## Supplied records
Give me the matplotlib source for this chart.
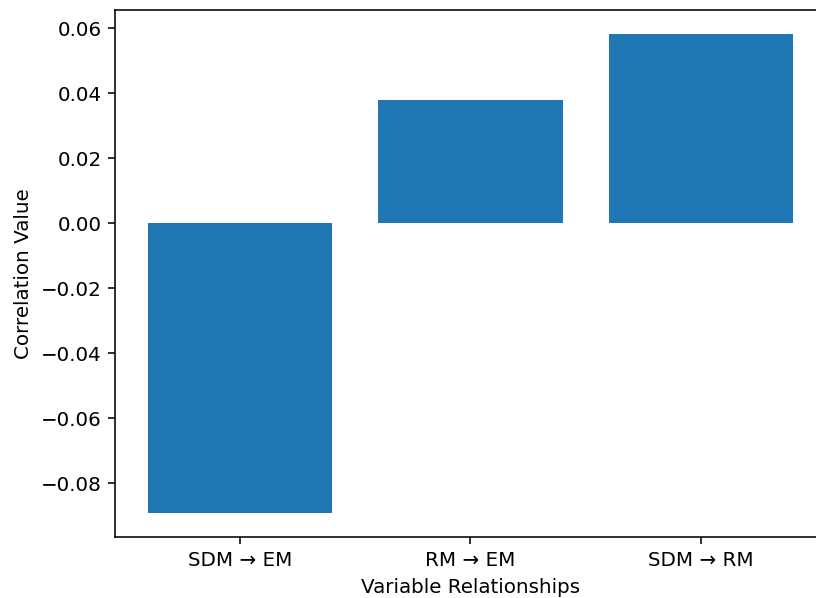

...

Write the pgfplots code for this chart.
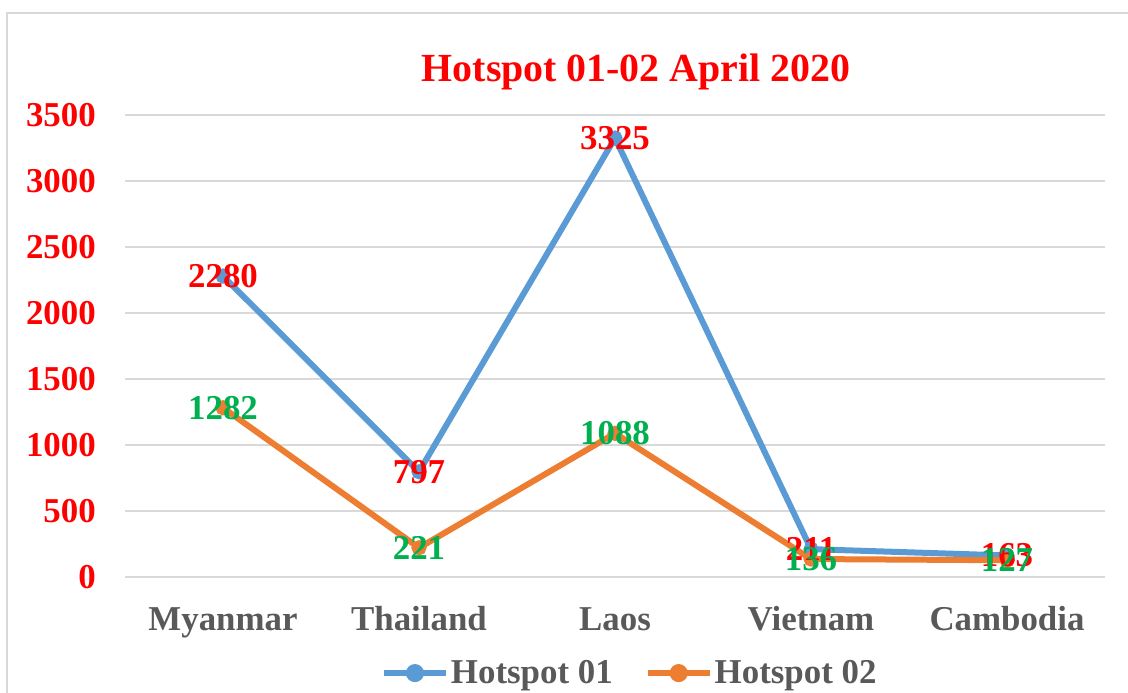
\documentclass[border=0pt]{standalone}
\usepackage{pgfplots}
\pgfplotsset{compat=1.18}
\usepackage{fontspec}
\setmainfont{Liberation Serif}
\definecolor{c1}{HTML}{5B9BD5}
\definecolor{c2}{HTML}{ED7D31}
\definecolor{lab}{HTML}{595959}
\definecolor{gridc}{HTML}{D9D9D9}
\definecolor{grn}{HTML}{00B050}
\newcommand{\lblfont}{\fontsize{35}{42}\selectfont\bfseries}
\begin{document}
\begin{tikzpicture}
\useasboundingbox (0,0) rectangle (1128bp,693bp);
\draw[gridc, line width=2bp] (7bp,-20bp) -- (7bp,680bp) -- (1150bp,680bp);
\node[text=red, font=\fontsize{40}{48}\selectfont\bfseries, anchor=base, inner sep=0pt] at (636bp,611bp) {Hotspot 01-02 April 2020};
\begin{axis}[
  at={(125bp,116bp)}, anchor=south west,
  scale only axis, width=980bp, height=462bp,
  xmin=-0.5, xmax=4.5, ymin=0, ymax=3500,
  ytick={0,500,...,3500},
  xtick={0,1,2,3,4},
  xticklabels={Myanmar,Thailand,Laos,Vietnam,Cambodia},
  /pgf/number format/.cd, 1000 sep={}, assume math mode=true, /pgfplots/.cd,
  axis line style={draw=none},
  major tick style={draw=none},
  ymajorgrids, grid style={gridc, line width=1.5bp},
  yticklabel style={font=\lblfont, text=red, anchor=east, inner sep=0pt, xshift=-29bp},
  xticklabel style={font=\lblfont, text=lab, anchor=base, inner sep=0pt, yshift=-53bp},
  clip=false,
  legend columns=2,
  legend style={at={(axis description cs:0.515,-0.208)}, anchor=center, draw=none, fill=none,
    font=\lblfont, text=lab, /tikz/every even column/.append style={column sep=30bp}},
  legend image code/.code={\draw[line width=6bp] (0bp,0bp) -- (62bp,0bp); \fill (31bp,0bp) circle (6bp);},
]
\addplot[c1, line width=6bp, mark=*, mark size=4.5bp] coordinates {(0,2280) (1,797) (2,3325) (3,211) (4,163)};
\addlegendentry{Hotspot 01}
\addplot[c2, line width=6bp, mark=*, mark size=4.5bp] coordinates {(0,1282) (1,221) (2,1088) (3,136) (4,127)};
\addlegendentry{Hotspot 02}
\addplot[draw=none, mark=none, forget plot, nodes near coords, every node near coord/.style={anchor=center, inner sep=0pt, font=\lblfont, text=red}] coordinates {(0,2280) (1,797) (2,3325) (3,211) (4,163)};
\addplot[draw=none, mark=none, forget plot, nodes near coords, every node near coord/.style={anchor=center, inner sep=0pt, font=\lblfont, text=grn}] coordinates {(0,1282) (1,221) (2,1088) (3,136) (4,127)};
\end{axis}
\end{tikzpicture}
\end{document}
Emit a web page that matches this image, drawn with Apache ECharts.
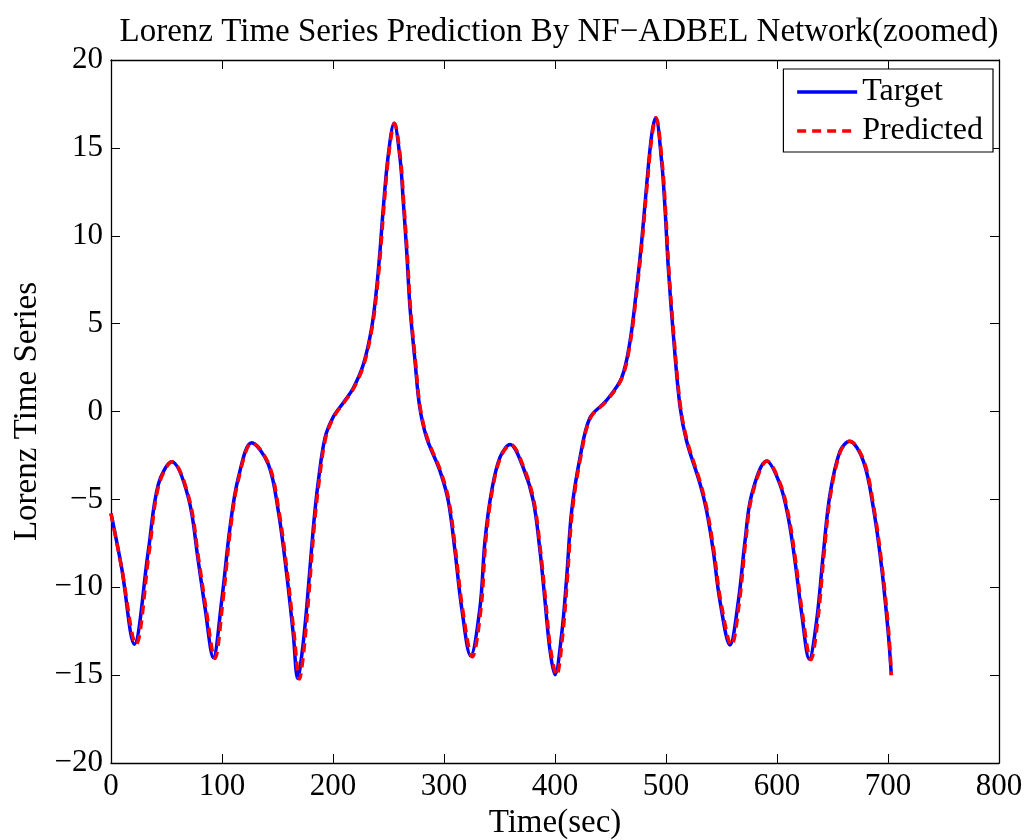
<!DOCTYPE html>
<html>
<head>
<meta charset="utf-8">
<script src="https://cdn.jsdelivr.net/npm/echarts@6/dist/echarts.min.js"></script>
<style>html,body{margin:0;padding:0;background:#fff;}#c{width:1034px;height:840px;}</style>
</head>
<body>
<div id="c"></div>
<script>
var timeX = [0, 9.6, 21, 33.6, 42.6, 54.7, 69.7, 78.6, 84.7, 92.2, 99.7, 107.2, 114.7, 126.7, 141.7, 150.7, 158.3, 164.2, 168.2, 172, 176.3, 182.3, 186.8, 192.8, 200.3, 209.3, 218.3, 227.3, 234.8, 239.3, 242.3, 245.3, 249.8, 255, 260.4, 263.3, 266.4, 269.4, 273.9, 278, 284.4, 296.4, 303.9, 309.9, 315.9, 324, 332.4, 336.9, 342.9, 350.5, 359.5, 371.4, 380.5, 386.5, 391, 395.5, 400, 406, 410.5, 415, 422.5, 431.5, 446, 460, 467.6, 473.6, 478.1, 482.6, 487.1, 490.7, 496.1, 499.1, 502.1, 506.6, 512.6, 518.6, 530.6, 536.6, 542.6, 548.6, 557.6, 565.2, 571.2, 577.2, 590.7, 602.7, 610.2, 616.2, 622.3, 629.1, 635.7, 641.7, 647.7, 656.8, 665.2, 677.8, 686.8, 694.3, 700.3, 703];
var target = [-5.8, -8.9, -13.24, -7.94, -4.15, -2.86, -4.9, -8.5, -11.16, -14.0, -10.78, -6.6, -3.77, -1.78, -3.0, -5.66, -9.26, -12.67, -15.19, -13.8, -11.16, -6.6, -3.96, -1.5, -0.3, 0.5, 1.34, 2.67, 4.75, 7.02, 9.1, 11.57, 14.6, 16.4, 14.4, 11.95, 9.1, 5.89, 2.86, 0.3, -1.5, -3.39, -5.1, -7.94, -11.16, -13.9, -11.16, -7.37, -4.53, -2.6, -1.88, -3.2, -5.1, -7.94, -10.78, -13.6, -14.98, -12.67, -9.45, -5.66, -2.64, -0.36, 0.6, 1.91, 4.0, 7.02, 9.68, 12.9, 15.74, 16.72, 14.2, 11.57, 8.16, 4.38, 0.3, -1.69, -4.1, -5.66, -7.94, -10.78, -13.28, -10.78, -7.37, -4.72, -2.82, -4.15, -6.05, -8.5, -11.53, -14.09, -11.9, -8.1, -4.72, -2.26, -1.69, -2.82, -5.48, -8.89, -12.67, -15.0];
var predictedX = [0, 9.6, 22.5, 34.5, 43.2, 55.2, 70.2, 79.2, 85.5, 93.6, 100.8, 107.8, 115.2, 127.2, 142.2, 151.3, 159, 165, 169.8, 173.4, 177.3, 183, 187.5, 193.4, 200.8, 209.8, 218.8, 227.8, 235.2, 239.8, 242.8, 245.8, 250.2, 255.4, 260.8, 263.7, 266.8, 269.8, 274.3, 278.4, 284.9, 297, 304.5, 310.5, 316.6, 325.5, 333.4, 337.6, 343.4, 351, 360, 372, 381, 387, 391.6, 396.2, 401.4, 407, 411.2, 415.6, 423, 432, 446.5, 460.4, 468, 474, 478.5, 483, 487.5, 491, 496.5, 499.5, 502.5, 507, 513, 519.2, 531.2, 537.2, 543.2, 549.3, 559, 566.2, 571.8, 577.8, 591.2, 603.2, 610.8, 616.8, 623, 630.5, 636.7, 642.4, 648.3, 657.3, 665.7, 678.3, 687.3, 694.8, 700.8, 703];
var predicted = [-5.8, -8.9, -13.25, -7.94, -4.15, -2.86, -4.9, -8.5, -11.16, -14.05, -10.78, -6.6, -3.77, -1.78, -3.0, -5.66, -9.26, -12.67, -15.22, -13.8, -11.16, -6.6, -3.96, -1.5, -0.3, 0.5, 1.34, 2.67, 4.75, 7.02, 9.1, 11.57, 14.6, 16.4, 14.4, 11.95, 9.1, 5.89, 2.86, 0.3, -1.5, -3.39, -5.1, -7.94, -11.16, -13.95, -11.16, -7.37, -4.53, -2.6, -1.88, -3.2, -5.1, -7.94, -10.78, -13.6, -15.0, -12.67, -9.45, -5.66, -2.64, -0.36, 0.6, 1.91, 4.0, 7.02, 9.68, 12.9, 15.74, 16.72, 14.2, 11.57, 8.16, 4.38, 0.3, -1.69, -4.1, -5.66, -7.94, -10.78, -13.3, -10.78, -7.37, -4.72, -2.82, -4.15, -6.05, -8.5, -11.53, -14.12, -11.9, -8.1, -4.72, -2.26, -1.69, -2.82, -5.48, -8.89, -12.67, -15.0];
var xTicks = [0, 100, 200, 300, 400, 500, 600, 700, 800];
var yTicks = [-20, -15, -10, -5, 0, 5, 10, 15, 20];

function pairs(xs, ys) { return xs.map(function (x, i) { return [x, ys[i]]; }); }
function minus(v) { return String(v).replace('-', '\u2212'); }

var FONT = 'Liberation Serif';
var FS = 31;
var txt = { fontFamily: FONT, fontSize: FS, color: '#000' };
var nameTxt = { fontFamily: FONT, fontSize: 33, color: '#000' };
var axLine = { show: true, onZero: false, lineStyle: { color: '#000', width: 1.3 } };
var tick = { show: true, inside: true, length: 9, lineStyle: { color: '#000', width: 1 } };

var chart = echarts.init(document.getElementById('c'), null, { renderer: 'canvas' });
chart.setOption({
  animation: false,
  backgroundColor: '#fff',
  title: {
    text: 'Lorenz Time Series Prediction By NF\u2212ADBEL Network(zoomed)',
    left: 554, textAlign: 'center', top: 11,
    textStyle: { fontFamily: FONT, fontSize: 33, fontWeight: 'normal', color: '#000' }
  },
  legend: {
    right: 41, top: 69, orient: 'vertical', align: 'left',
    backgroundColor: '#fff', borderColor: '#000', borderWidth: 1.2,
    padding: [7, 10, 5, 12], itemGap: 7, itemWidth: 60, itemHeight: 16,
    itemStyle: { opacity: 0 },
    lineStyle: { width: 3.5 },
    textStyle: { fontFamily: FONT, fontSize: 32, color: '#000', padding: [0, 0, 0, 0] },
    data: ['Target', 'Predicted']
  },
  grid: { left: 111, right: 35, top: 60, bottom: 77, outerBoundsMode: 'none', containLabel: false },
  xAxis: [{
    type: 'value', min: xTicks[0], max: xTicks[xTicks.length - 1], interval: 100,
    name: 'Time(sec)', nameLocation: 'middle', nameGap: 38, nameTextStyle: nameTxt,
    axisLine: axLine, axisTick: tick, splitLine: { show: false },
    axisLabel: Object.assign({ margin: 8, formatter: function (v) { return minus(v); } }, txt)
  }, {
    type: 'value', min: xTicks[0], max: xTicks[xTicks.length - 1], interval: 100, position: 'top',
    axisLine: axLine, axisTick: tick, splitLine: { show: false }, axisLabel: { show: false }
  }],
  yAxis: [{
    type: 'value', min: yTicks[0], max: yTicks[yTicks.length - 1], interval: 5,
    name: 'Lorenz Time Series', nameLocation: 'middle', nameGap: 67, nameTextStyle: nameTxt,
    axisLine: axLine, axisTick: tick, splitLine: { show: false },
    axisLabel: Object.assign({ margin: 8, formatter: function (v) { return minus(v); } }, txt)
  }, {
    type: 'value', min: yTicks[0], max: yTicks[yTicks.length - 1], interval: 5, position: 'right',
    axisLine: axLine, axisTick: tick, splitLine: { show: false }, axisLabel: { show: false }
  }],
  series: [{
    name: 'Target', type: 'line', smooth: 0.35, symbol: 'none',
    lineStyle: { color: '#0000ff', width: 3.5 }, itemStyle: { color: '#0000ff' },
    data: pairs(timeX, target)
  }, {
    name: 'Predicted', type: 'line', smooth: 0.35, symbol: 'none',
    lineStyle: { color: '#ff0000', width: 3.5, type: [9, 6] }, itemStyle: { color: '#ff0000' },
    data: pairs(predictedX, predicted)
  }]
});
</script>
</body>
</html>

--

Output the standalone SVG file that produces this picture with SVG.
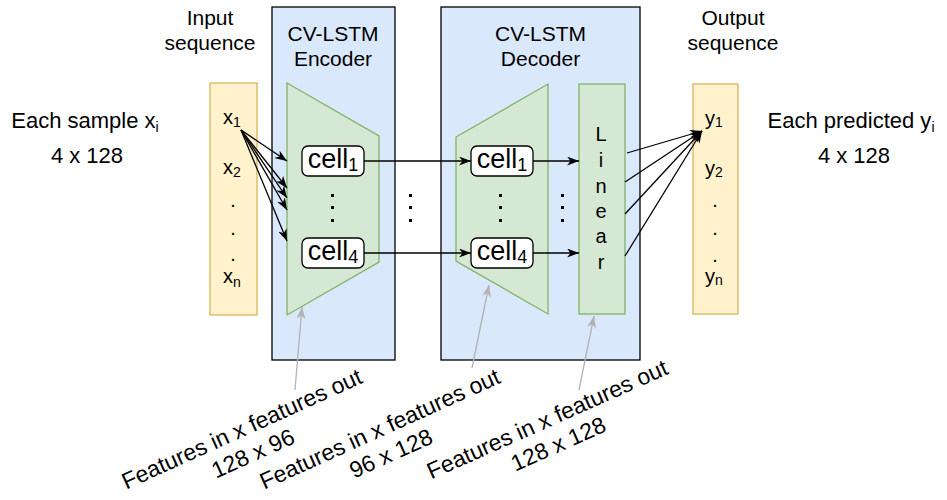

## Your instructions
Identify which lines contain the word "standalone" and copy each one.

## Solution to this task
\documentclass[border=0pt]{standalone}
Output the standalone SVG file that produces this picture with SVG.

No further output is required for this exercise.